Confirm with Additional Analysis
Always confirm MACD signals with other forms of technical analysis. Popular confirming indicators include:
- Relative Strength Index (RSI) for overbought/oversold conditions
- Support and resistance levels for context
- Volume analysis to confirm momentum
- Candlestick patterns for entry timing
Adapt to Market Conditions
MACD performs best in trending markets but struggles during range-bound conditions. Adjust your approach based on the current market environment. During choppy periods, consider reducing position sizes or avoiding trades based solely on MACD signals.
Combine Timeframe Analysis
Using multiple timeframes provides better context for MACD signals. For example, use a higher timeframe to determine the overall trend and a lower timeframe for precise entry timing. This approach helps align trades with the broader market direction.
Avoid Overtrading
Not every MACD signal represents a high-quality trading opportunity. Be selective and focus only on signals that align with your overall trading plan and market context. Quality over quantity is particularly important when using momentum indicators.

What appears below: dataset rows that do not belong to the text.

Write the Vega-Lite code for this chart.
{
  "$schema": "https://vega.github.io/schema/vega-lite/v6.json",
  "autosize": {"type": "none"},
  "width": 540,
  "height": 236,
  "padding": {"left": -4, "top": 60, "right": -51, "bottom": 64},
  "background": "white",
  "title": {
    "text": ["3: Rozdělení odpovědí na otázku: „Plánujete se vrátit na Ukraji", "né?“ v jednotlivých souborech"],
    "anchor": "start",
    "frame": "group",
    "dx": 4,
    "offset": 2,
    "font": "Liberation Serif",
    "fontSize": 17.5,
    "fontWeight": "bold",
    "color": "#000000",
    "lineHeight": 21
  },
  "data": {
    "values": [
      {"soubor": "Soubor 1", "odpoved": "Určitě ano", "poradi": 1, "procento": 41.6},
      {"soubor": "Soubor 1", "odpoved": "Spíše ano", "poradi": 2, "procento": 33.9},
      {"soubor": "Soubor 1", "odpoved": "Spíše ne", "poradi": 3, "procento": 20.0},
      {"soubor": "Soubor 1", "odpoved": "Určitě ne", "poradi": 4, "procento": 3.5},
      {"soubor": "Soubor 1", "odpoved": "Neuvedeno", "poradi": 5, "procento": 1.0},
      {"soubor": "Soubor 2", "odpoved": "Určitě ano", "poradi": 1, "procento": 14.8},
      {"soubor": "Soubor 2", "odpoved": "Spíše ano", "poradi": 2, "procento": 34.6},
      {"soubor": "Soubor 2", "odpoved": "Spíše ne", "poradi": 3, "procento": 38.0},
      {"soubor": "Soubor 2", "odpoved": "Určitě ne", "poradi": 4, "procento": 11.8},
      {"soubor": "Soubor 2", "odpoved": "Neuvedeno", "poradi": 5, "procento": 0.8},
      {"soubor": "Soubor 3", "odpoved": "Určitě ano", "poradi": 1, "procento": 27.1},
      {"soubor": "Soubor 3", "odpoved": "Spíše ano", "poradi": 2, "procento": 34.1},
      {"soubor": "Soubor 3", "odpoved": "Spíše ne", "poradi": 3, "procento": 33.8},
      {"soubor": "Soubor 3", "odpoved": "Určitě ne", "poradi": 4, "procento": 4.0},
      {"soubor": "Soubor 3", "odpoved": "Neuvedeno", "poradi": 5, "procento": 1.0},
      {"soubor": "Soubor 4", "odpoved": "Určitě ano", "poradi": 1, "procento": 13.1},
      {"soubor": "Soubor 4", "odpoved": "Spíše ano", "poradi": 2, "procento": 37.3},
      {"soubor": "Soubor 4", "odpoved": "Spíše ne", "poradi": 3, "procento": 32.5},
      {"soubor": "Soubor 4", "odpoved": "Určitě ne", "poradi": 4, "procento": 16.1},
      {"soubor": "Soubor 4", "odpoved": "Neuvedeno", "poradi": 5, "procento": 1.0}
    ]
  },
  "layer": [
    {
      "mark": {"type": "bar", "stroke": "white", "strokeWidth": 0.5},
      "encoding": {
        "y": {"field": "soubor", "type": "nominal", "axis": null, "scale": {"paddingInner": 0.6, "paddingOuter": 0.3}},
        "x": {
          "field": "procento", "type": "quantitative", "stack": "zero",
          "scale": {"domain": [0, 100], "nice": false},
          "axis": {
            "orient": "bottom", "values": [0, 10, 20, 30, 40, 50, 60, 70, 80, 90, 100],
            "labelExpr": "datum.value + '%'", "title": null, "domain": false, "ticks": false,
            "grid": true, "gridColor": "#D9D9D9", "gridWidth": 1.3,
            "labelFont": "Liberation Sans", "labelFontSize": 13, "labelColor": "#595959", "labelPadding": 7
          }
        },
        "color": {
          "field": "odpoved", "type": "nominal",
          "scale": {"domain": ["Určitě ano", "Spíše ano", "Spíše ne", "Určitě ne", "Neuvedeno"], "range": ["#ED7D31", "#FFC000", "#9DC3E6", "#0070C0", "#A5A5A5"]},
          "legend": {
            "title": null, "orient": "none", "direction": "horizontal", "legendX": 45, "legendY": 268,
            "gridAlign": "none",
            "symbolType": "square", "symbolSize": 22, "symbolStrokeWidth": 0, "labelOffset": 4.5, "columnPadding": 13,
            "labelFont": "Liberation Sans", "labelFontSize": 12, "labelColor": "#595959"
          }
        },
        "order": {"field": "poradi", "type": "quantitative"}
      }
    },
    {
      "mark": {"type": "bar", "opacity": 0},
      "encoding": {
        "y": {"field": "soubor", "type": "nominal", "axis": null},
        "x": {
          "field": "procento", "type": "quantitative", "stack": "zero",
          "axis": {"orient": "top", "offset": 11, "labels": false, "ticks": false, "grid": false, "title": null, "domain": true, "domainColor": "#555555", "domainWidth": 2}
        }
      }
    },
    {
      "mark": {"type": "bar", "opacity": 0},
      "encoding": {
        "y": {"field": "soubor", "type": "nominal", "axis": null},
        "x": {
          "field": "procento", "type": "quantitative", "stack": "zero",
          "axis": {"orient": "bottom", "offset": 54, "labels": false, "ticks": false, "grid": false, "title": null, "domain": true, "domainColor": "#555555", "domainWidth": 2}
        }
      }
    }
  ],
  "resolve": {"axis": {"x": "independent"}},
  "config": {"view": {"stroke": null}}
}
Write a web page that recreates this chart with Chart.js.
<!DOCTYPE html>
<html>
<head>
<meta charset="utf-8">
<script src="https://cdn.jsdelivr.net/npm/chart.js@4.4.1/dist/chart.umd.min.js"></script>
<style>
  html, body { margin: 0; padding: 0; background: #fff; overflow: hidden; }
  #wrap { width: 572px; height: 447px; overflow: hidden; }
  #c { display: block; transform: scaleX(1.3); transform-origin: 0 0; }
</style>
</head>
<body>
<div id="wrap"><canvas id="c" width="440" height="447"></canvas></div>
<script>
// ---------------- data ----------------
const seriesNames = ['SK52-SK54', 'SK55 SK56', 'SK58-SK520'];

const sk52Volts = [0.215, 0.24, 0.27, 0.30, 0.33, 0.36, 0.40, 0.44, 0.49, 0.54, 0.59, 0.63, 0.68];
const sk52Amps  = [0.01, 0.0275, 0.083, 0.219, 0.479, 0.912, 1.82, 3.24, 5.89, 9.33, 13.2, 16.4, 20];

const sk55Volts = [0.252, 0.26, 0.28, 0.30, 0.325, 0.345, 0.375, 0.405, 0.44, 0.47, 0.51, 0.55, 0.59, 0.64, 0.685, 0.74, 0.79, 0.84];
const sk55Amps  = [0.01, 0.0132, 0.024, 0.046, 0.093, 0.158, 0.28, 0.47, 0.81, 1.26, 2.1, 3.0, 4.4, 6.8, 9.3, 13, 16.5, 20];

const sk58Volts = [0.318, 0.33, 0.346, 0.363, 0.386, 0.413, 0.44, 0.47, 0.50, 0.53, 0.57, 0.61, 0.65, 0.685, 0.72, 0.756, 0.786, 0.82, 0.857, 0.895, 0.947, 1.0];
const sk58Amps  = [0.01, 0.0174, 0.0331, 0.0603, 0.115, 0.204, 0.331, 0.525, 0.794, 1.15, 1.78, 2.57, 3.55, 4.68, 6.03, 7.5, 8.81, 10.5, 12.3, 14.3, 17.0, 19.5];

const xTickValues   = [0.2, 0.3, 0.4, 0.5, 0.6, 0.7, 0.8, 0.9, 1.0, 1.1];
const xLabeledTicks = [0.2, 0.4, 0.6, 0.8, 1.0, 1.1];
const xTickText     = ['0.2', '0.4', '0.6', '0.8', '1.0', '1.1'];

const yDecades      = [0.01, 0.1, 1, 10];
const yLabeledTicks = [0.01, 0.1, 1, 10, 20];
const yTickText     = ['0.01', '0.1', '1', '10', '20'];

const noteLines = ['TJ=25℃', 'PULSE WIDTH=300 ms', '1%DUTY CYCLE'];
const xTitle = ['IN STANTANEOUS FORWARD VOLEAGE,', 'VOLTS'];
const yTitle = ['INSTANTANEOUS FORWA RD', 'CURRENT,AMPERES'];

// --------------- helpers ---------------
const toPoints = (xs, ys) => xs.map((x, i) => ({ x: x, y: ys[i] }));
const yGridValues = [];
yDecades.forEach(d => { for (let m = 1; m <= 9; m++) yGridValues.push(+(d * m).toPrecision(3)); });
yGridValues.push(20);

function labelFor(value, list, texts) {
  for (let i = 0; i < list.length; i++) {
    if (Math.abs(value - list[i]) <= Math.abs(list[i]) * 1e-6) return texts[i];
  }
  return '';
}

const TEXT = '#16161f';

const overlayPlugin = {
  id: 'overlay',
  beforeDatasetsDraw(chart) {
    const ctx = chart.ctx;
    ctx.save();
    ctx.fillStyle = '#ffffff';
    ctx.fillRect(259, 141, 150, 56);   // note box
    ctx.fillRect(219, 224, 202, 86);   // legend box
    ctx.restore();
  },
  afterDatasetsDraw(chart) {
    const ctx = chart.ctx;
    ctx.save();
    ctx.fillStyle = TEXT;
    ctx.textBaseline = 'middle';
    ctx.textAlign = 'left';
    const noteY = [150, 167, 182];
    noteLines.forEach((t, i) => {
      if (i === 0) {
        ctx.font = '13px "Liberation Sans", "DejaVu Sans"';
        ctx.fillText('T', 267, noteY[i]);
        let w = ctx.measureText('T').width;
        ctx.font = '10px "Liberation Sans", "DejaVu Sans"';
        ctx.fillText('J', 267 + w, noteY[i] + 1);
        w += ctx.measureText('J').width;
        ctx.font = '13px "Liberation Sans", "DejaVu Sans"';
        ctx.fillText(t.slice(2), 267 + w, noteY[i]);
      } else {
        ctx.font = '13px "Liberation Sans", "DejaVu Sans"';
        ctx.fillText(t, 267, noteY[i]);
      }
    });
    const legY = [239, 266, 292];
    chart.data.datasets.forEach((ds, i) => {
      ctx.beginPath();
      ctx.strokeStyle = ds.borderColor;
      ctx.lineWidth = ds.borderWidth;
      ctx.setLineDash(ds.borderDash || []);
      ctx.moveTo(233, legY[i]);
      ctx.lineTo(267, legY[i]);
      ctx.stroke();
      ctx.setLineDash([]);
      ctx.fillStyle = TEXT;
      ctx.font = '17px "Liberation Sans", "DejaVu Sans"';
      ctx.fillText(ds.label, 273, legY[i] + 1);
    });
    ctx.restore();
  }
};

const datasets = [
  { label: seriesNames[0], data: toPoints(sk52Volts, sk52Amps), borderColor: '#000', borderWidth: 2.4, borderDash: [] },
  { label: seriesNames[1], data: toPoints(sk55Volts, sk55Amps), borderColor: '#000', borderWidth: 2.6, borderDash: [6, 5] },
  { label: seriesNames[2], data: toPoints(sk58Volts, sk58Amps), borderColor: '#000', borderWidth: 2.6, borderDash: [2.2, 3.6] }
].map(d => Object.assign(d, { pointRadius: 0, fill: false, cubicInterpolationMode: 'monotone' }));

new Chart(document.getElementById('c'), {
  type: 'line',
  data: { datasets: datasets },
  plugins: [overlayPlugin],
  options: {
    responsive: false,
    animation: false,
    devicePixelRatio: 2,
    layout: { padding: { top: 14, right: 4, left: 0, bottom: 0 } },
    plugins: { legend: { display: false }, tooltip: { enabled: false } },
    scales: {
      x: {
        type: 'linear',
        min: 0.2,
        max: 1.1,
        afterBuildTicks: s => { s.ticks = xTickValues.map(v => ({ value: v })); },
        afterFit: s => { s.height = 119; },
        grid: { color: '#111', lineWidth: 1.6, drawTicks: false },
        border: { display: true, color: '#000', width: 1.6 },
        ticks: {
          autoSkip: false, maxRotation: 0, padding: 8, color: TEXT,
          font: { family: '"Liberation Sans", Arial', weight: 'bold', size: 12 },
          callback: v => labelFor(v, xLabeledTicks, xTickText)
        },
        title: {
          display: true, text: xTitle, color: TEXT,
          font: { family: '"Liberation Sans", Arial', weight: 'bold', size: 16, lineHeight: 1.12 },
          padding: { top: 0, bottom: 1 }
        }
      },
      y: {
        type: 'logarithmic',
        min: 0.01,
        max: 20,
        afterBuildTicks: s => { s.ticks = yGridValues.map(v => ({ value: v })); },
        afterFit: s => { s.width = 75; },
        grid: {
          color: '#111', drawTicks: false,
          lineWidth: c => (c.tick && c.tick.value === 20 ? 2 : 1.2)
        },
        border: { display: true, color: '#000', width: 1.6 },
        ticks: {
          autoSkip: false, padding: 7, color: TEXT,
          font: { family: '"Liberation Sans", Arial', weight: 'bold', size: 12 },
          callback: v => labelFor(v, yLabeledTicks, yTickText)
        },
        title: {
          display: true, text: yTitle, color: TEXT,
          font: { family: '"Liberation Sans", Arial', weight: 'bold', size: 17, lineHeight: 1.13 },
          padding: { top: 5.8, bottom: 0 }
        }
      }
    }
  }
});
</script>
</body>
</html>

Regularly Review Performance
Keep a trading journal to track the performance of your MACD-based strategies. Note which settings and approaches work best in different market conditions. Regular review helps refine your techniques and improve overall performance.
Frequently Asked Questions
What is the best timeframe for MACD trading?
The optimal timeframe depends on your trading style. Day traders often use 5-15 minute charts, swing traders typically use 1-4 hour charts, and position traders may use daily or weekly charts. The standard 12-26-9 settings work well across most timeframes, though some traders adjust parameters for specific markets.
How reliable are MACD crossover signals?
MACD crossovers are generally reliable in trending markets but can produce false signals during sideways movement. Reliability improves significantly when crossovers are confirmed by other indicators, align with the overall trend, and occur at key support or resistance levels.
Can MACD be used as a sole indicator for trading?
While MACD provides valuable signals, it's not recommended as a standalone indicator. Combining MACD with other technical analysis tools, price action analysis, and fundamental factors typically produces better results than relying on any single indicator.
What's the difference between MACD and RSI?
While both are momentum oscillators, they measure different aspects of market behavior. MACD focuses on the relationship between two moving averages and trend momentum, while RSI measures the speed and change of price movements to identify overbought or oversold conditions. Many traders use both indicators together for confirmation.
How can I avoid false MACD signals?
False signals can be reduced by: avoiding trading during range-bound markets, waiting for additional confirmation from other indicators, aligning signals with the overall trend, and using longer timeframes for signal generation. Volume confirmation can also help validate MACD signals.
Does MACD work for cryptocurrency trading?
Yes, MACD works effectively for cryptocurrency trading across all timeframes. However, crypto markets tend to be more volatile than traditional markets, so some traders adjust MACD settings or use additional confirmation to account for increased volatility.
Conclusion
The MACD indicator remains one of the most valuable tools in technical analysis due to its versatility and multiple applications. By providing insights into momentum, trend direction, and potential reversal points, it helps traders make more informed decisions across various markets and timeframes. While not perfect, its combination of trend-following and momentum elements makes it particularly useful for identifying trading opportunities.
Remember that no indicator should be used in isolation. MACD works best when combined with other technical analysis tools, proper risk management, and a solid trading plan. As you develop your trading approach, consider how MACD can complement your existing strategies rather than serve as a standalone system. With practice and patience, MACD can become an invaluable component of your technical analysis toolkit, helping you identify high-probability trading opportunities while managing risk effectively.